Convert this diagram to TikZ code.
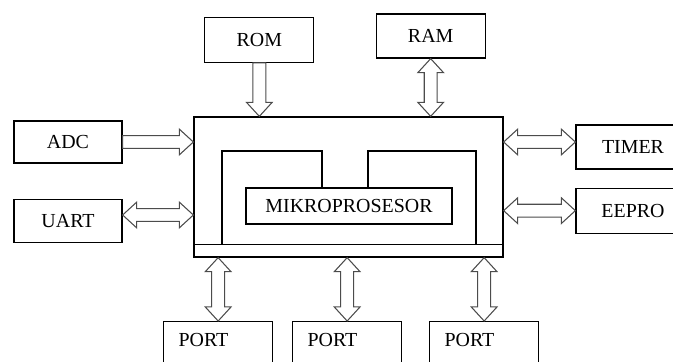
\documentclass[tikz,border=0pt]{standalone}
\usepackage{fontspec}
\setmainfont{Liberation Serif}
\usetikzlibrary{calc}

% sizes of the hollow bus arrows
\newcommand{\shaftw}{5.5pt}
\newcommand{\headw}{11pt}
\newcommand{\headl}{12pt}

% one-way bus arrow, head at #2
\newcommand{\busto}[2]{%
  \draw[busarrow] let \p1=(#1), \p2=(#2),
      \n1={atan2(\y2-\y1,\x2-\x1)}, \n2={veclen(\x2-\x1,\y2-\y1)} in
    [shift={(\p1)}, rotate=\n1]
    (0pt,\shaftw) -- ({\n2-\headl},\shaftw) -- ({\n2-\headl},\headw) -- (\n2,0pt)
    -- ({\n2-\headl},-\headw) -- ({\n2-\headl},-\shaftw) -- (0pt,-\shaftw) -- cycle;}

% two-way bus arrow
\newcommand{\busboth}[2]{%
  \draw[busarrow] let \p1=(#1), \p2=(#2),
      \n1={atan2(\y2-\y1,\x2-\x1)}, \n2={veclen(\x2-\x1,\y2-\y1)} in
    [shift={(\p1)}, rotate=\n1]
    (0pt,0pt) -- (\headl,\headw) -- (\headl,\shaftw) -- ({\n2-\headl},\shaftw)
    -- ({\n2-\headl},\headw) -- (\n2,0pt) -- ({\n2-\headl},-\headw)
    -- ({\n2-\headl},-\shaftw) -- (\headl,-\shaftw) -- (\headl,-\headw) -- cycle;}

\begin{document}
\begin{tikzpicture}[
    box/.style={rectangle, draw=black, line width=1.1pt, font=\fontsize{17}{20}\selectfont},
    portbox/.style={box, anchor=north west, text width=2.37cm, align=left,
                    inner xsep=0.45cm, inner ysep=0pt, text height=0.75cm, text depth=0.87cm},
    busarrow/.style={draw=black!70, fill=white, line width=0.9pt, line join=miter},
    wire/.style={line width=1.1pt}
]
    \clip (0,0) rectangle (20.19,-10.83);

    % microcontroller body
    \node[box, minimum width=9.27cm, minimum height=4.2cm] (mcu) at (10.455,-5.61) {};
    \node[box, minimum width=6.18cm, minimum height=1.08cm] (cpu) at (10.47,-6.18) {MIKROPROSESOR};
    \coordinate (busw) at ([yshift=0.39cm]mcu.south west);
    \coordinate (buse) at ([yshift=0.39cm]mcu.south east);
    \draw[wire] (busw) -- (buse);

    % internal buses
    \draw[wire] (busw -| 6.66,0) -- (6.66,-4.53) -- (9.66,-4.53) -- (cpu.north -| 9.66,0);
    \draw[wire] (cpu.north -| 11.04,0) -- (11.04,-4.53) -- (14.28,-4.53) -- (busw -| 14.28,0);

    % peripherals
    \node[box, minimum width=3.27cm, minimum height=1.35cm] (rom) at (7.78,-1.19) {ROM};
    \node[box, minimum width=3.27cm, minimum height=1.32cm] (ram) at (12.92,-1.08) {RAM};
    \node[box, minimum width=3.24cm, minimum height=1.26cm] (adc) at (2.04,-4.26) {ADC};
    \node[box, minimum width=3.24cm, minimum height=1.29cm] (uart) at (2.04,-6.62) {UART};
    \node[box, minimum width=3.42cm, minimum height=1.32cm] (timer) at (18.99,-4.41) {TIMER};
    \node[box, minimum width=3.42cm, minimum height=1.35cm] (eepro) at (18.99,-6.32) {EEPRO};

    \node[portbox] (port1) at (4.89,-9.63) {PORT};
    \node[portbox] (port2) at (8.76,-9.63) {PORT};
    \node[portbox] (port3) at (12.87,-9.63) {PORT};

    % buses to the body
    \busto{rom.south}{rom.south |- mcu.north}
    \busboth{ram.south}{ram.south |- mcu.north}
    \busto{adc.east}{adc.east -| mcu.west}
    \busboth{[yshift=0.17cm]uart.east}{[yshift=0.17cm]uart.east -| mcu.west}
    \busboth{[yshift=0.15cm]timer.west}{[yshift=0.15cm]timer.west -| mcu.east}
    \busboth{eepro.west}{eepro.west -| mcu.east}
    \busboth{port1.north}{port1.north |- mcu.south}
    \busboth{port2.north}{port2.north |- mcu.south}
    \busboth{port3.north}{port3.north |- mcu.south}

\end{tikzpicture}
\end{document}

....

Task instructions ->
In this exercise, set down all of the data exactly, without the pictures.

Result of this exercise ->
Convert this diagram to TikZ code.
\documentclass[tikz,border=0pt]{standalone}
\usepackage{fontspec}
\setmainfont{Liberation Serif}
\usetikzlibrary{calc}

% sizes of the hollow bus arrows
\newcommand{\shaftw}{5.5pt}
\newcommand{\headw}{11pt}
\newcommand{\headl}{12pt}

% one-way bus arrow, head at #2
\newcommand{\busto}[2]{%
  \draw[busarrow] let \p1=(#1), \p2=(#2),
      \n1={atan2(\y2-\y1,\x2-\x1)}, \n2={veclen(\x2-\x1,\y2-\y1)} in
    [shift={(\p1)}, rotate=\n1]
    (0pt,\shaftw) -- ({\n2-\headl},\shaftw) -- ({\n2-\headl},\headw) -- (\n2,0pt)
    -- ({\n2-\headl},-\headw) -- ({\n2-\headl},-\shaftw) -- (0pt,-\shaftw) -- cycle;}

% two-way bus arrow
\newcommand{\busboth}[2]{%
  \draw[busarrow] let \p1=(#1), \p2=(#2),
      \n1={atan2(\y2-\y1,\x2-\x1)}, \n2={veclen(\x2-\x1,\y2-\y1)} in
    [shift={(\p1)}, rotate=\n1]
    (0pt,0pt) -- (\headl,\headw) -- (\headl,\shaftw) -- ({\n2-\headl},\shaftw)
    -- ({\n2-\headl},\headw) -- (\n2,0pt) -- ({\n2-\headl},-\headw)
    -- ({\n2-\headl},-\shaftw) -- (\headl,-\shaftw) -- (\headl,-\headw) -- cycle;}

\begin{document}
\begin{tikzpicture}[
    box/.style={rectangle, draw=black, line width=1.1pt, font=\fontsize{17}{20}\selectfont},
    portbox/.style={box, anchor=north west, text width=2.37cm, align=left,
                    inner xsep=0.45cm, inner ysep=0pt, text height=0.75cm, text depth=0.87cm},
    busarrow/.style={draw=black!70, fill=white, line width=0.9pt, line join=miter},
    wire/.style={line width=1.1pt}
]
    \clip (0,0) rectangle (20.19,-10.83);

    % microcontroller body
    \node[box, minimum width=9.27cm, minimum height=4.2cm] (mcu) at (10.455,-5.61) {};
    \node[box, minimum width=6.18cm, minimum height=1.08cm] (cpu) at (10.47,-6.18) {MIKROPROSESOR};
    \coordinate (busw) at ([yshift=0.39cm]mcu.south west);
    \coordinate (buse) at ([yshift=0.39cm]mcu.south east);
    \draw[wire] (busw) -- (buse);

    % internal buses
    \draw[wire] (busw -| 6.66,0) -- (6.66,-4.53) -- (9.66,-4.53) -- (cpu.north -| 9.66,0);
    \draw[wire] (cpu.north -| 11.04,0) -- (11.04,-4.53) -- (14.28,-4.53) -- (busw -| 14.28,0);

    % peripherals
    \node[box, minimum width=3.27cm, minimum height=1.35cm] (rom) at (7.78,-1.19) {ROM};
    \node[box, minimum width=3.27cm, minimum height=1.32cm] (ram) at (12.92,-1.08) {RAM};
    \node[box, minimum width=3.24cm, minimum height=1.26cm] (adc) at (2.04,-4.26) {ADC};
    \node[box, minimum width=3.24cm, minimum height=1.29cm] (uart) at (2.04,-6.62) {UART};
    \node[box, minimum width=3.42cm, minimum height=1.32cm] (timer) at (18.99,-4.41) {TIMER};
    \node[box, minimum width=3.42cm, minimum height=1.35cm] (eepro) at (18.99,-6.32) {EEPRO};

    \node[portbox] (port1) at (4.89,-9.63) {PORT};
    \node[portbox] (port2) at (8.76,-9.63) {PORT};
    \node[portbox] (port3) at (12.87,-9.63) {PORT};

    % buses to the body
    \busto{rom.south}{rom.south |- mcu.north}
    \busboth{ram.south}{ram.south |- mcu.north}
    \busto{adc.east}{adc.east -| mcu.west}
    \busboth{[yshift=0.17cm]uart.east}{[yshift=0.17cm]uart.east -| mcu.west}
    \busboth{[yshift=0.15cm]timer.west}{[yshift=0.15cm]timer.west -| mcu.east}
    \busboth{eepro.west}{eepro.west -| mcu.east}
    \busboth{port1.north}{port1.north |- mcu.south}
    \busboth{port2.north}{port2.north |- mcu.south}
    \busboth{port3.north}{port3.north |- mcu.south}

\end{tikzpicture}
\end{document}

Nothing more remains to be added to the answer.